このアイテムを片手に、ぼくらは校庭というマップを旅した。
ひとたび冒険に出かけると、
何年間も過ごしてきたはずの校庭は、
未知なるものにあふれていた。
百葉箱という「ほこら」の中を覗き込んだ。
卒業生がつくった謎のトーテムポールを「しらべた」。
体育館の裏という「ダンジョン」を攻略した。
裏門の植栽という薄暗い「森」へ迷い込んだ。
「今度はあっちだ!」
およそ20ぷんのあいだ、いにしえの地図を頼りに、
ぼくらは紛れもなく冒険をしていた。
それは大人の時間の「20分」とは違う「20ぷん」だった。
冒険はチャイムと共にエンディングを迎えた。
さて、ぼくらは冒険で何を見つけたのだろう?
宝の地図に記された「おたから」は、
果たして見つかったのだろうか?
なんにも見つからなかった。
当然だ。
そもそも「おたから」など最初からなかったのだ。
でも、それでじゅうぶんだった。
しょうゆ香る宝地図を片手に冒険した、
あの20ぷんそのものが「おたから」だったのだから。
しょうゆひとつで世界は変わる
高橋尚睦
* * *
こんなようなことを書いたと思う。
いま見ると全然オチてないので恥ずかしいかぎりだが、
それでもこの試験を経て、
念願のコピーライターになることができた。
あのとき「冒険」をしていなかったら、
クリエイティブ試験の結果も違ったかもしれない。
「しょうゆひとつ」で、
少なくともぼくの世界は本当に変わってしまった。
ということで、
おしょうゆのお仕事、お待ちしております。
* * *
はじめまして。

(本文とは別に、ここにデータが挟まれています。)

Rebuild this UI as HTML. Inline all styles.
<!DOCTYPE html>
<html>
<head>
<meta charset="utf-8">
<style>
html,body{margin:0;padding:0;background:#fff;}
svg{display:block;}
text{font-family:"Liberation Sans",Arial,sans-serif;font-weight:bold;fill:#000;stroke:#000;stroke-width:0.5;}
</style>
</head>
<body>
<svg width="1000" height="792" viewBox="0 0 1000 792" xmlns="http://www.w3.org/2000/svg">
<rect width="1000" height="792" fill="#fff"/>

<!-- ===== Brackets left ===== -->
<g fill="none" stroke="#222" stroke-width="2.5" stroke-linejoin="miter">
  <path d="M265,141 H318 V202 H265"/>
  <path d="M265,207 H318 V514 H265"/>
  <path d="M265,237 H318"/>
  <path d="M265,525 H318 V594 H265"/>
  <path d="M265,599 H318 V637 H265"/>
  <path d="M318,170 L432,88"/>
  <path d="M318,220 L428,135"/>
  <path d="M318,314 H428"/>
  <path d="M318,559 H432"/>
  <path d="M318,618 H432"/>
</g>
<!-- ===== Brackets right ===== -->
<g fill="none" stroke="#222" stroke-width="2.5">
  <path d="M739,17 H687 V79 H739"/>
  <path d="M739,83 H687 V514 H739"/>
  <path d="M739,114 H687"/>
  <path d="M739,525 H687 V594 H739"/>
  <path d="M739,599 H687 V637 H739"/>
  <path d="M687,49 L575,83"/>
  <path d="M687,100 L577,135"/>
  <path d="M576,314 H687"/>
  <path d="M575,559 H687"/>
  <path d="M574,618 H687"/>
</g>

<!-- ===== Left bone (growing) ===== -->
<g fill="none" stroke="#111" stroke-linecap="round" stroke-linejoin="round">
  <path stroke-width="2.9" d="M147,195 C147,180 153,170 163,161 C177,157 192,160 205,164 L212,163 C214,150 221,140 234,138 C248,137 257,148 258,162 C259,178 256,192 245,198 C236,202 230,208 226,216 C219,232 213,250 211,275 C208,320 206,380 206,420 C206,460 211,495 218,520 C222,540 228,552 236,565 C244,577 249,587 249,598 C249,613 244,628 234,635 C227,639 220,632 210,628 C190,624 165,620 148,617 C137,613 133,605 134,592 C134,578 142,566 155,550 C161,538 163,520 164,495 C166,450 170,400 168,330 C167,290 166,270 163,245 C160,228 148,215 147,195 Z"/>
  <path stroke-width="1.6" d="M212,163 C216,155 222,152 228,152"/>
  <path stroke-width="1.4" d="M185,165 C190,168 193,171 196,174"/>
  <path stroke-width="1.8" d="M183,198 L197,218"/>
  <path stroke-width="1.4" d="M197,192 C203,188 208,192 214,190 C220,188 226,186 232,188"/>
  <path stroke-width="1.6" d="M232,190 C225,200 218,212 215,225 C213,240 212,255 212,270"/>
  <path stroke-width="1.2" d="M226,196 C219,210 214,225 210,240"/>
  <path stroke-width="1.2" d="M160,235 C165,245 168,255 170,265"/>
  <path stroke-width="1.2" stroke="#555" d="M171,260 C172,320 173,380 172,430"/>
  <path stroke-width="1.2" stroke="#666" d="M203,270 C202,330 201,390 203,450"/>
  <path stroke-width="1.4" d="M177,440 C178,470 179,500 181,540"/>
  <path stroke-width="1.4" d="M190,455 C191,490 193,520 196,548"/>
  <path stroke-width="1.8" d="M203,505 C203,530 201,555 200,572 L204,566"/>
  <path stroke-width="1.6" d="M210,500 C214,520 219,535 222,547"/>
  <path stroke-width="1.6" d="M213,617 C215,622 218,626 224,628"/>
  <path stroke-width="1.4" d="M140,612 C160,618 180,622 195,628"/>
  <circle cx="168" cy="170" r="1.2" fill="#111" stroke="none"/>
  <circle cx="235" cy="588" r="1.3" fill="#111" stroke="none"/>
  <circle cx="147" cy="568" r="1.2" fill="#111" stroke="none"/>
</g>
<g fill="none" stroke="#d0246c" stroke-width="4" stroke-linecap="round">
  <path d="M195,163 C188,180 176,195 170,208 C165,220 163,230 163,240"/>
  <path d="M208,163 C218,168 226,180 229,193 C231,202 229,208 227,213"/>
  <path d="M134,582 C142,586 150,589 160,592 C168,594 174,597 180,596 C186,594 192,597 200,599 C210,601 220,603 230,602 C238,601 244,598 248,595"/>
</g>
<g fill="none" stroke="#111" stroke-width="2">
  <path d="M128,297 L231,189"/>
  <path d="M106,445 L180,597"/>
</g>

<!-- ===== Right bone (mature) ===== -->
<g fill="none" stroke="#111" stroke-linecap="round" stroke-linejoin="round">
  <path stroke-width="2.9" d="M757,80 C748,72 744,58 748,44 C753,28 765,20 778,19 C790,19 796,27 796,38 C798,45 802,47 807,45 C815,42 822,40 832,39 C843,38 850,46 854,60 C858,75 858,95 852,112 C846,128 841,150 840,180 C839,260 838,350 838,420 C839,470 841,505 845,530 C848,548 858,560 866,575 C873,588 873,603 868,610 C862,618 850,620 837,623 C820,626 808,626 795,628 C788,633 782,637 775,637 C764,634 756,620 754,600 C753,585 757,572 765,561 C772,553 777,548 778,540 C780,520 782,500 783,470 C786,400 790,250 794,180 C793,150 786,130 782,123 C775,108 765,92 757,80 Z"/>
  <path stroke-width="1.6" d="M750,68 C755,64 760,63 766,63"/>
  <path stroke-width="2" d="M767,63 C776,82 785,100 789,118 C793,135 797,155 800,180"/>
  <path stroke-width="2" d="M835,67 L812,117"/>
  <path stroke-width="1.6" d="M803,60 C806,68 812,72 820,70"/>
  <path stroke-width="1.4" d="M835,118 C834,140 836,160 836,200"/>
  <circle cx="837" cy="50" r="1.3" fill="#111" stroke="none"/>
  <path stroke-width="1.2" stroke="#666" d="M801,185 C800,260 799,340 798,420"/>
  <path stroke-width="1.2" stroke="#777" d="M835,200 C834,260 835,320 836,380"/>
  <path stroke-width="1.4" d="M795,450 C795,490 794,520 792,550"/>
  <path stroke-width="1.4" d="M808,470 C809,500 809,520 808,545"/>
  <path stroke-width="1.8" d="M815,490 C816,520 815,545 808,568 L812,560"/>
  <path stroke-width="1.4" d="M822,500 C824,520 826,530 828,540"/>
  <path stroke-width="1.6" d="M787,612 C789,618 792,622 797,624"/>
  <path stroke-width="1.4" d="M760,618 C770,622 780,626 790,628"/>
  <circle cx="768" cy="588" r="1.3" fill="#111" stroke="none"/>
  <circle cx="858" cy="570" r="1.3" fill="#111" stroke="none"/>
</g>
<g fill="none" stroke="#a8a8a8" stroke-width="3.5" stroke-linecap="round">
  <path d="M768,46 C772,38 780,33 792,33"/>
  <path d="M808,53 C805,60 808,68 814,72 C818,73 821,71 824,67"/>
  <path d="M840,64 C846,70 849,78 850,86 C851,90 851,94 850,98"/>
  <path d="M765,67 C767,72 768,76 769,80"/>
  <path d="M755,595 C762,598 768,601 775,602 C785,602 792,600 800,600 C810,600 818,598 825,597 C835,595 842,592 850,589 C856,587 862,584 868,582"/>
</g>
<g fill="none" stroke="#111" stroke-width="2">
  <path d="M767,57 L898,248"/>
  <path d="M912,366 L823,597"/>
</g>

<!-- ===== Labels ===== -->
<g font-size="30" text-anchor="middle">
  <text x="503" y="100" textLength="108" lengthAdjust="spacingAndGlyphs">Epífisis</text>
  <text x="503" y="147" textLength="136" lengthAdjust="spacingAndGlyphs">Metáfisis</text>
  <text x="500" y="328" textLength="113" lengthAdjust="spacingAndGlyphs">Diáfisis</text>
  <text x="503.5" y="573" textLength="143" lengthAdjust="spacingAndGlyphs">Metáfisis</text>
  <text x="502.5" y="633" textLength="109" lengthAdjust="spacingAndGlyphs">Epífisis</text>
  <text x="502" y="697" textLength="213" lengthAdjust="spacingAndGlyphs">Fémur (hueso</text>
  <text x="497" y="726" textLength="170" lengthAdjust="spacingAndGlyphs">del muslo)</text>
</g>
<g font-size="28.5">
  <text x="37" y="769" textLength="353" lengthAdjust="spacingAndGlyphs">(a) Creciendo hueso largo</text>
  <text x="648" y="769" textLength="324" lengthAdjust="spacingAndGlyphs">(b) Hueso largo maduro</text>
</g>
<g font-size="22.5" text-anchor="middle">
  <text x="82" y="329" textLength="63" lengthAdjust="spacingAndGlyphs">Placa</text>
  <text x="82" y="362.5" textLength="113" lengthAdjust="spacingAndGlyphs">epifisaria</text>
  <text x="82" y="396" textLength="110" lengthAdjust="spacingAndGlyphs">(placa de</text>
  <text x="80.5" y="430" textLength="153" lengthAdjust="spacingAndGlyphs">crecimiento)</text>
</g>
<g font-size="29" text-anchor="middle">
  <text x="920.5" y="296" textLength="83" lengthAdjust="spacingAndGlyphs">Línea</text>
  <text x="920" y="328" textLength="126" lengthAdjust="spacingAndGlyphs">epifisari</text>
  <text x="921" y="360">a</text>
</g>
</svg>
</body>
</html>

2020年入会の
高橋尚睦(よりのぶ)と申します。
新人賞同期の猪飼ひとみさんから
バトンを受け取りました。
猪飼さん、コラムすごく良かったです!
まだ読まれてない方は、ぜひ読んでみてください。
そうそうたる方々が書いてきたこのリレーコラムに
自分が名前を連ねてよいのだろうかと思いつつ、
今週ぶんを担当させていただきます。
お付き合いのほど、どうぞよろしくお願いします。